In Afghanistan, the new president will grapple with the Taliban, “which refuses to give up.”

“On the other hand, he will have more troops available, if he so chooses, to put them in Afghanistan,” Mr. Bush said.

Further out on the radar screen, Mr. Bush said, Mr. Obama will need to deal “with these drug cartels in our own neighborhood.”

“And the front line of the fight will be Mexico. … The drug lords will continue to search for a soft underbelly. And one of the things that future presidents are going to have to make sure of is that they don’t find a safe haven in parts of Central America,” he said.

‘History will be objective’

The president bristled when asked about charges among Washington’s elite journalists that he brooks no dissension among his advisers and that he is so stubborn that he rejects opposing viewpoints.
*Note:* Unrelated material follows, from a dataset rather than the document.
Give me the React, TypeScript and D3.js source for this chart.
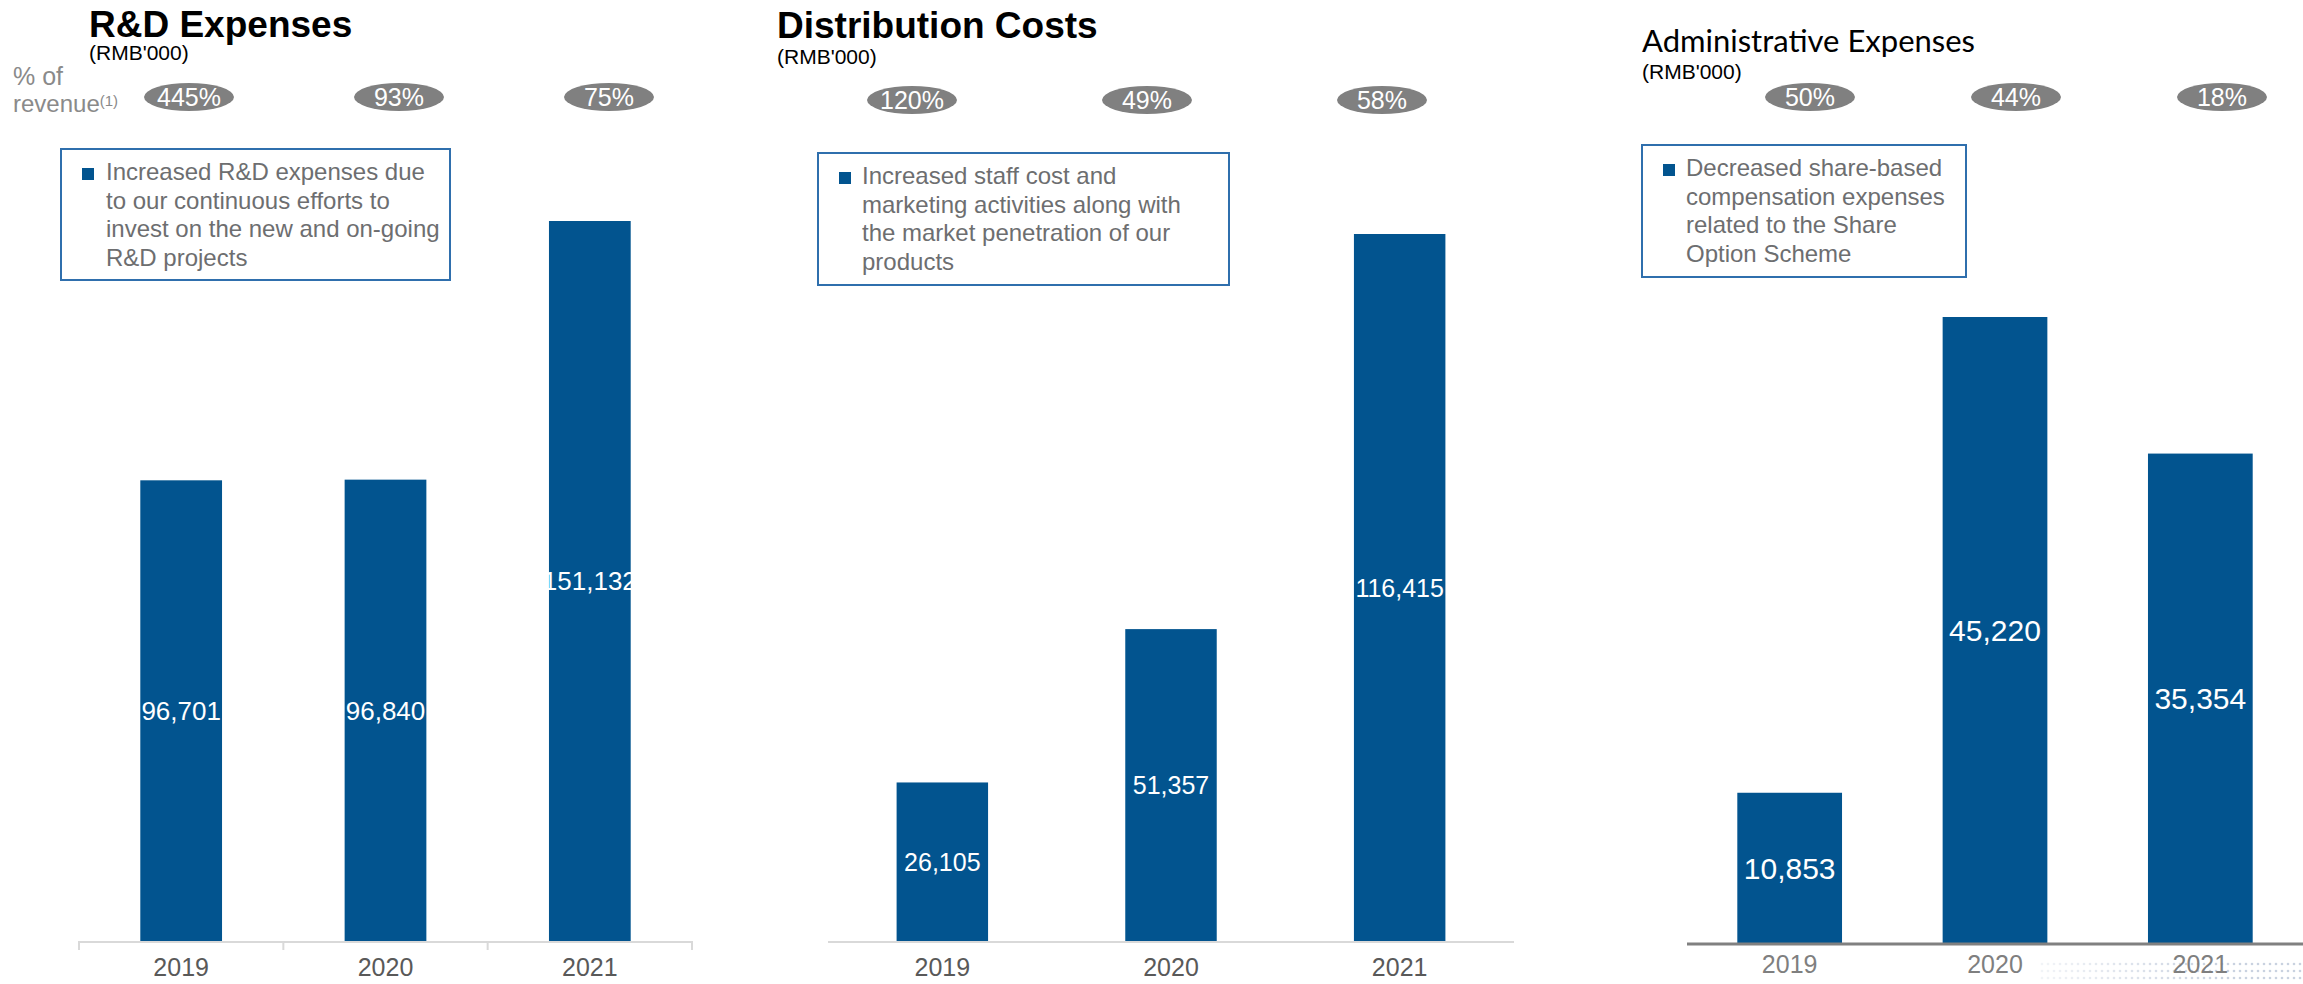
import React from 'react';
import * as d3 from 'd3';

const years = ['2019', '2020', '2021'];

const rdValues = [96701, 96840, 151132];
const rdPct = ['445%', '93%', '75%'];
const rdNote = [
  'Increased R&D expenses due',
  'to our continuous efforts to',
  'invest on the new and on-going',
  'R&D projects',
];

const distValues = [26105, 51357, 116415];
const distPct = ['120%', '49%', '58%'];
const distNote = [
  'Increased staff cost and',
  'marketing activities along with',
  'the market penetration of our',
  'products',
];

const adminValues = [10853, 45220, 35354];
const adminPct = ['50%', '44%', '18%'];
const adminNote = [
  'Decreased share-based',
  'compensation expenses',
  'related to the Share',
  'Option Scheme',
];

const BAR = '#02548f';
const ARIAL = 'Arial, "Liberation Sans", Helvetica, sans-serif';
const fmt = d3.format(',');

type Panel = {
  title: string;
  titleFont: string;
  titleWeight: number;
  titleSize: number;
  titleX: number;
  titleY: number;
  unitY: number;
  values: number[];
  pct: string[];
  note: string[];
  xRange: [number, number];
  padInner: number;
  baseline: number;
  top: number;
  pillRange: [number, number];
  pillY: number;
  box: { x: number; y: number; w: number; h: number; textX: number; line0: number };
  labelSize: number;
  axisColor: string;
  axisWidth: number;
  ticks: boolean;
  yearColor: string;
  yearY: number;
};

const panels: Panel[] = [
  {
    title: 'R&D Expenses', titleFont: ARIAL, titleWeight: 700, titleSize: 37, titleX: 89, titleY: 37, unitY: 60,
    values: rdValues, pct: rdPct, note: rdNote,
    xRange: [79, 692], padInner: 0.6, baseline: 941, top: 221,
    pillRange: [189, 609], pillY: 97,
    box: { x: 61, y: 149, w: 389, h: 131, textX: 106, line0: 180 },
    labelSize: 26, axisColor: '#d9d9d9', axisWidth: 2, ticks: true, yearColor: '#595959', yearY: 976,
  },
  {
    title: 'Distribution Costs', titleFont: ARIAL, titleWeight: 700, titleSize: 37, titleX: 777, titleY: 38, unitY: 64,
    values: distValues, pct: distPct, note: distNote,
    xRange: [828, 1514], padInner: 0.6, baseline: 941, top: 234,
    pillRange: [912, 1382], pillY: 100,
    box: { x: 818, y: 153, w: 411, h: 132, textX: 862, line0: 184 },
    labelSize: 25, axisColor: '#d9d9d9', axisWidth: 2, ticks: false, yearColor: '#595959', yearY: 976,
  },
  {
    title: 'Administrative Expenses', titleFont: 'Lato, "Open Sans", sans-serif', titleWeight: 400, titleSize: 31, titleX: 1642, titleY: 52, unitY: 79,
    values: adminValues, pct: adminPct, note: adminNote,
    xRange: [1687, 2303], padInner: 0.49, baseline: 943, top: 317,
    pillRange: [1810, 2222], pillY: 97,
    box: { x: 1642, y: 145, w: 324, h: 132, textX: 1686, line0: 176 },
    labelSize: 30, axisColor: '#808080', axisWidth: 3, ticks: false, yearColor: '#7f7f7f', yearY: 973,
  },
];

function PanelView({ p }: { p: Panel }) {
  const x = d3.scaleBand<string>().domain(years).range(p.xRange).paddingInner(p.padInner).paddingOuter(p.padInner / 2);
  const maxV = d3.max(p.values) as number;
  const y = d3.scaleLinear().domain([0, maxV]).range([p.baseline, p.top]);
  const pill = d3.scalePoint<string>().domain(years).range(p.pillRange);
  const lineH = 28.7;
  const boundaries = [...years.map((yr) => (x(yr) as number) - (x.step() * p.padInner) / 2), p.xRange[1]];
  return (
    <g>
      <text x={p.titleX} y={p.titleY} fontFamily={p.titleFont} fontWeight={p.titleWeight} fontSize={p.titleSize} fill="#000">
        {p.title}
      </text>
      <text x={p.titleX} y={p.unitY} fontFamily={ARIAL} fontSize={21} fill="#000">(RMB'000)</text>

      {years.map((yr, i) => (
        <g key={'pill' + yr}>
          <ellipse cx={pill(yr)} cy={p.pillY} rx={45} ry={14} fill="#808080" />
          <text x={pill(yr)} y={p.pillY + 9} textAnchor="middle" fontFamily={ARIAL} fontSize={25} fill="#fff">
            {p.pct[i]}
          </text>
        </g>
      ))}

      <rect x={p.box.x} y={p.box.y} width={p.box.w} height={p.box.h} fill="#fff" stroke="#2f6fad" strokeWidth={2} />
      <rect x={p.box.x + 21} y={p.box.line0 - 12} width={12} height={12} fill={BAR} />
      {p.note.map((ln, i) => (
        <text key={'n' + i} x={p.box.textX} y={p.box.line0 + i * lineH} fontFamily={ARIAL} fontSize={24} fill="#6d6e70">
          {ln}
        </text>
      ))}

      {years.map((yr, i) => {
        const bx = x(yr) as number;
        const top = y(p.values[i]);
        const mid = (top + p.baseline) / 2;
        return (
          <g key={'bar' + yr}>
            <rect x={bx} y={top} width={x.bandwidth()} height={p.baseline - top} fill={BAR} />
            <text x={bx + x.bandwidth() / 2} y={mid + p.labelSize * 0.36} textAnchor="middle" fontFamily={ARIAL} fontSize={p.labelSize} fill="#fff">
              {fmt(p.values[i])}
            </text>
          </g>
        );
      })}

      <line x1={p.xRange[0]} x2={p.xRange[1]} y1={p.baseline + 1} y2={p.baseline + 1} stroke={p.axisColor} strokeWidth={p.axisWidth} />
      {p.ticks &&
        boundaries.map((bx, i) => (
          <line key={'t' + i} x1={bx} x2={bx} y1={p.baseline} y2={p.baseline + 9} stroke={p.axisColor} strokeWidth={2} />
        ))}
      {years.map((yr) => (
        <text key={'yr' + yr} x={(x(yr) as number) + x.bandwidth() / 2} y={p.yearY} textAnchor="middle" fontFamily={ARIAL} fontSize={25} fill={p.yearColor}>
          {yr}
        </text>
      ))}
    </g>
  );
}

export default function App() {
  const dots: React.ReactElement[] = [];
  for (let r = 0; r < 3; r++) {
    for (let c = 0; c < 44; c++) {
      const cx = 2042 + c * 6;
      const op = Math.min(1, 0.25 + c / 40);
      dots.push(<circle key={r + '-' + c} cx={cx} cy={964 + r * 7} r={1.3} fill="#c9d2e0" opacity={op} />);
    }
  }
  return (
    <svg width={2303} height={984} style={{ position: 'absolute', left: 0, top: 0, background: '#fff' }}>
      <rect x={0} y={0} width={2303} height={984} fill="#fff" />
      {dots}
      <text x={13} y={85} fontFamily={ARIAL} fontSize={25} fill="#8a8a8a">% of</text>
      <text x={13} y={112} fontFamily={ARIAL} fontSize={24} fill="#8a8a8a">
        revenue<tspan fontSize={15} dy={-6}>(1)</tspan>
      </text>
      {panels.map((p) => (
        <PanelView key={p.title} p={p} />
      ))}
    </svg>
  );
}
“There’s an urban myth involved with my presidency. It’s a convenient line for some. But when the truth comes out, people will know that on a lot of issues, big and small, there were differences of opinion. And I listened carefully to the differences of opinion. And the president has got to know - have a sense of timing of when to make decisions and then be decisive,” he said, citing his decision to dispatch 30,000 additional troops in a “surge” to Iraq.

“There were a lot of opinions. And the truth of the matter was, there wasn’t a lot initially who would have said 30,000 more. Some said get out. Some said pull out of Baghdad. Some said ‘some’ troops. And I eventually decided on 30,000 more troops. But there was a lot of debate,” he said.

Mr. Bush also brushed back the notion, put forward by his former spokesman, Scott McClellan, that he made no effort to push past partisan politics and work with Democrats.

“I strongly disagree with that characterization. … I went up to Capitol Hill early. I was reaching out to a lot of members of the Congress, and we got a lot done. The spirit was good, and the spirit was good after September the 11th.

“But war creates tensions, and when the war didn’t go exactly the way some had hoped, it created a certain sense of vitriol in the system. Plus I think there were some - well, there are some in this town who believe that the best way you can advance your own cause is to destroy somebody else.”